Does being a rich blond mess automatically guarantee celebrity?

When E-Online reported the death of Casey Johnson it felt compelled to admit that “the 30-year-old Johnson & Johnson heiress was not a household name.” Indeed, many gossip-site readers admitted in their comments that they had no idea who Johnson was.

Perhaps recognizing how counterintuitive it was for a celebrity news site to ballyhoo an unknown’s death, E-Online sought to educate the masses as to Johnson’s tabloid bona fides.

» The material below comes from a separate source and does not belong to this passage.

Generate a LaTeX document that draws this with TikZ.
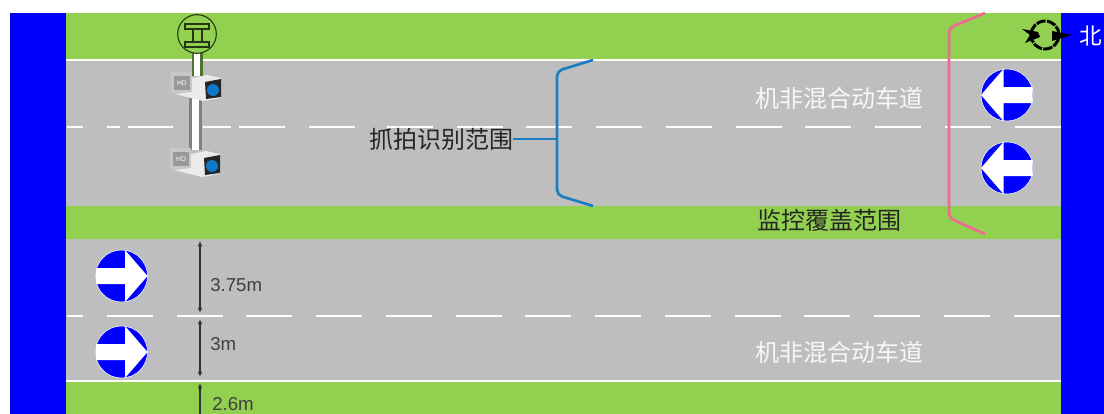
\documentclass[tikz,border=0pt]{standalone}
\usepackage{fontspec}
\setmainfont{Liberation Sans}
\newfontfamily\cjk{Noto Sans CJK SC}
\usetikzlibrary{arrows.meta}
\definecolor{RoadGray}{HTML}{BEBEBE}
\definecolor{GrassGreen}{HTML}{92D050}
\definecolor{EdgeBlue}{HTML}{0000FF}
\definecolor{BraceBlue}{HTML}{1C7CC4}
\definecolor{BracePink}{HTML}{EE6A90}
\definecolor{LensBlue}{HTML}{1078C8}
\tikzset{
  lanetext/.style={font=\cjk\fontsize{18}{18}\selectfont,text=white!88!RoadGray,inner sep=0pt},
  rangetext/.style={font=\cjk\fontsize{18}{18}\selectfont,text=black!85,inner sep=0pt},
  widthtext/.style={font=\fontsize{14}{14}\selectfont,text=black!75,inner sep=0pt,anchor=west},
  laneline/.style={white!95!RoadGray,line width=2pt},
  dashline/.style={white!95!RoadGray,line width=2pt,dash pattern=on 34.5pt off 17.8pt},
  measure/.style={black!80,line width=1pt,{Latex[length=4pt,width=3.5pt]}-{Latex[length=4pt,width=3.5pt]}},
  bracket/.style={line width=2pt,rounded corners=4pt}
}
% one lane sign; #1 = 1 points right, #1 = -1 points left
\newcommand{\lanesign}[4]{%
  \node[circle,fill=EdgeBlue,draw=white,line width=0.4pt,minimum size=39pt,inner sep=0pt] (#4) at (#2,#3) {};
  \fill[white,xscale=#1] (#2*#1-25.5,#3-8) -- (#2*#1+3.5,#3-8) -- (#2*#1+3.5,#3-26) -- (#2*#1+26,#3)
    -- (#2*#1+3.5,#3+26) -- (#2*#1+3.5,#3+8) -- (#2*#1-25.5,#3+8) -- cycle;
}
% one camera on the pole, placed by the corner of its back plate
\newcommand{\camera}[3]{%
  \begin{scope}[shift={(#1,#2)}]
    \fill[black!22] (0,0) rectangle (21,21);
    \fill[black!40] (3,4) rectangle (19,18);
    \node[font=\fontsize{5}{5}\selectfont,text=white,inner sep=0pt] (#3) at (11,11) {HD};
    \fill[white!92!black] (21,6) -- (36,3) -- (50,6) -- (50,26) -- (32,29) -- (4,22) -- (21,20) -- cycle;
    \fill[black!85] (34,10) -- (50,7) -- (50,25) -- (35,27) -- cycle;
    \fill[LensBlue] (42,18) circle (6);
  \end{scope}}

\begin{document}
\begin{tikzpicture}[x=0.75pt,y=-0.75pt]
  \useasboundingbox (0,0) rectangle (1104,414);

  % ground and roads
  \fill[EdgeBlue] (10,13) rectangle (66,414);
  \fill[EdgeBlue] (1061,13) rectangle (1104,414);
  \fill[GrassGreen] (66,13) rectangle (1061,414);
  \fill[RoadGray] (66,60) rectangle (1061,206);
  \fill[RoadGray] (66,239) rectangle (1061,381);

  \draw[laneline] (66,60) -- (1061,60);
  \draw[laneline] (66,381) -- (1061,381);
  \draw[dashline] (387,127) -- (1061,127);
  \draw[dashline] (107,316) -- (1061,316);
  \foreach \xa/\xb in {67/83,107/120,128/173,203/231,239/285,309/355}{%
    \draw[laneline] (\xa,127) -- (\xb,127);
  }
  \draw[laneline] (67,316) -- (83,316);

  % lane signs
  \lanesign{-1}{1007}{95}{signa}
  \lanesign{-1}{1007}{168}{signb}
  \lanesign{1}{121.5}{276}{signc}
  \lanesign{1}{121.5}{352}{signd}

  % widths
  \coordinate (wa) at (200,241);
  \coordinate (wb) at (200,313);
  \coordinate (wc) at (200,319);
  \coordinate (wd) at (200,377);
  \coordinate (we) at (200,383);
  \coordinate (wf) at (200,420);
  \draw[measure] (wa) -- (wb);
  \draw[measure] (wc) -- (wd);
  \draw[black!80,line width=1pt,{Latex[length=4pt,width=3.5pt]}-] (we) -- (wf);
  \node[widthtext] (wtexta) at (210,285) {3.75m};
  \node[widthtext] (wtextb) at (210,344) {3m};
  \node[widthtext] (wtextc) at (212,404) {2.6m};

  % pole and cameras
  \fill[black!45!GrassGreen] (192,53) rectangle (203,76);
  \fill[white] (194,53) rectangle (200,76);
  \fill[black!50] (189,98) rectangle (202,150);
  \fill[white] (192,98) rectangle (199,150);
  \node[circle,draw=black!75!GrassGreen,line width=0.8pt,fill=GrassGreen,minimum size=29pt,inner sep=0pt] (gantry) at (197,34) {};
  \draw[black!75!GrassGreen,line width=0.8pt] (185,24) rectangle (209,29) (185,42) rectangle (209,47) (193,29) rectangle (202,42);
  \camera{171}{72}{camup}
  \camera{170}{148}{camdown}

  % capture range
  \node[rangetext] (capture) at (441,139) {抓拍识别范围};
  \coordinate (bcapa) at (593,60);
  \coordinate (bcapm) at (557,139);
  \coordinate (bcapb) at (593,206);
  \draw[BraceBlue,bracket] (bcapa) -- (557,71) -- (557,195) -- (bcapb);
  \draw[BraceBlue,line width=2pt] (capture.east) -- (bcapm);

  % monitor range
  \node[rangetext] (monitor) at (829,220) {监控覆盖范围};
  \coordinate (bmona) at (985,13);
  \coordinate (bmonb) at (985,234);
  \draw[BracePink,bracket] (bmona) -- (949,28) -- (949,218) -- (bmonb);

  % lane names
  \node[lanetext] (lanea) at (839,98) {机非混合动车道};
  \node[lanetext] (laneb) at (839,352) {机非混合动车道};

  % north mark
  \node[circle,draw=black,line width=2.2pt,dash pattern=on 7pt off 1pt,minimum size=21pt,inner sep=0pt] (compass) at (1045,35) {};
  \fill[black] (1022,29) -- (1038,32) -- (1040,37) -- (1025,43) -- (1030,35) -- cycle;
  \fill[black] (1052,31) -- (1072,35) -- (1052,41) -- cycle;
  \node[font=\cjk\fontsize{17}{17}\selectfont,text=white,inner sep=0pt] (north) at (1091,36) {北};
\end{tikzpicture}
\end{document}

A link labeled “Never heard of Casey Johnson?” led to a list of five reasons why we should have: When 12 she “co-wrote” a book on childhood diabetes with her father and mother; she was friends with Paris Hilton; she had adopted a Kazakhstan baby whose godmother is Nicky Hilton; she’d been arrested a few months ago and, finally, she was engaged to reality TV oddity Tila Tequila.

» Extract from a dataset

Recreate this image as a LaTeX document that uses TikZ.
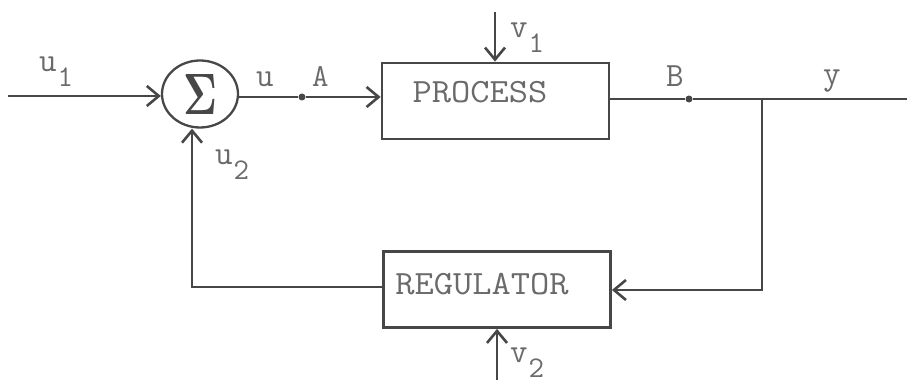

Has a pop-cultural Rubicon been crossed here? Johnson’s death, from whatever causes, is a tragedy, and the tears Twittered by her circle of high-flying friends are real. But if being a rich blond mess automatically guarantees celebrity, then something has happened to the old definitions of fame.

One of those definitions included evidence that part of the faceless public lived vicariously through the star. But if a celebrity drops dead in her home alone, does she make a sound? More to the point, if other people don’t even believe she’s a celebrity, is her demise a celebrity death at all? And, if Casey Johnson’s name emerges from this bigger in death than in life, is it possible for anyone not to be a celebrity?

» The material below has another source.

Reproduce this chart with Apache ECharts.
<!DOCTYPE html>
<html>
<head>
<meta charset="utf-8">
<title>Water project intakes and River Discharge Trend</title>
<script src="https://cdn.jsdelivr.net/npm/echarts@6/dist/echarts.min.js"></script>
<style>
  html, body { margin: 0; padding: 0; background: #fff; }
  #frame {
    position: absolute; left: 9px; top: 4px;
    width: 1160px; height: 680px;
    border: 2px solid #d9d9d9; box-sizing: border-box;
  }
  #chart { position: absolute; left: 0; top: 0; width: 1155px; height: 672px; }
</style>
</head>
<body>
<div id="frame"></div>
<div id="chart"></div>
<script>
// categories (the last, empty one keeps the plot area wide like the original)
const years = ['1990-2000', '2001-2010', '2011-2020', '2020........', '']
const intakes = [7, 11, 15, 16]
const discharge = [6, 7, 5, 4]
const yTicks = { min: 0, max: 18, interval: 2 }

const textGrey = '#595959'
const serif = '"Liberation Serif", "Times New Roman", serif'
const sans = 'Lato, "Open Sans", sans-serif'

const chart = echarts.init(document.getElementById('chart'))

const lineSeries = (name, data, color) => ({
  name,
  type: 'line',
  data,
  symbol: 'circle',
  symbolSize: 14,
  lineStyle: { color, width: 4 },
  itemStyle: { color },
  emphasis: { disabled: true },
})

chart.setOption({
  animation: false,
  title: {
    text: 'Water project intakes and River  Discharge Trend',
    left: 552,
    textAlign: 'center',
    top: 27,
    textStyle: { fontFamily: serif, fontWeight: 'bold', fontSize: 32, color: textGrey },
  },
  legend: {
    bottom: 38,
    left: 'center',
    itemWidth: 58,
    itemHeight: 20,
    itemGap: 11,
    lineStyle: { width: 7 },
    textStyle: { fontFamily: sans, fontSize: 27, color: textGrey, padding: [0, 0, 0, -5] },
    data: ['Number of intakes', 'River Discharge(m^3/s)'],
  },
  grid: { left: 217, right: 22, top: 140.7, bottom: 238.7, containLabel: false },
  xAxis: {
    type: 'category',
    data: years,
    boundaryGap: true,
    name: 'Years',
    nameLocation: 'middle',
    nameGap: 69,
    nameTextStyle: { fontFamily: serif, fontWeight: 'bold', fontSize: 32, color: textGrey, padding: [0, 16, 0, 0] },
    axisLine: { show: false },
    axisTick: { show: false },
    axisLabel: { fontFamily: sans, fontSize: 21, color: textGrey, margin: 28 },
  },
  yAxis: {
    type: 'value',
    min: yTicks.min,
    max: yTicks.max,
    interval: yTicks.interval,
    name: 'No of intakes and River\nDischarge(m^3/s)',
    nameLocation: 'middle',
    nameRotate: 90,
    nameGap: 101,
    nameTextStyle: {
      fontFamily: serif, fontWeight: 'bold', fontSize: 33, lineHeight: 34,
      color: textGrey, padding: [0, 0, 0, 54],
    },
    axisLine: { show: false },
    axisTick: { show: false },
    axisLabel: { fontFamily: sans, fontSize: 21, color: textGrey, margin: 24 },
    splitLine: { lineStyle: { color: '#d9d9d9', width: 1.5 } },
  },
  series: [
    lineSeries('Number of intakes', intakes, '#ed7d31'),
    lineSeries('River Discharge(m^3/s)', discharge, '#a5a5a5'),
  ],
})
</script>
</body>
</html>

Americans’ vestigial Protestant work ethic has us believe that even notoriety must be earned, leading many to suspect that someone like Johnson was really just riding the coattails of other people’s bad reputations – people like the Hiltons and Tila Tequila. Paris and Nicky, after all, had done modeling and television work, while Tequila had a TV show. Poor Casey didn’t even have a sex tape to her name and was already 30.

In 1971 the New York Times noted the passing of the original party girl, Edie Sedgwick, in a 351-word obituary stuck on page 45. Tuesday, in the middle of print journalism’s biggest space crisis, the same paper squeezed in 161 words for Johnson but gave her more than 400 online.

Say what you will about Ms. Sedgwick being famous for being famous, but she was the very visible embodiment of a cultural and artistic revolution. If, as it’s been said, all modern Russian novelists all tumbled out of Gogol’s overcoat, then the Hiltons and Casey Johnsons poured out of Edie’s fur-covered shoulder purse.

Ironically, if Johnson wasn’t a household name last week, she is now: As of Wednesday morning a Google search for “Casey Johnson” + “death” yielded nearly 10 million hits.

Unfortunately, Casey Johnson is only famous for being dead.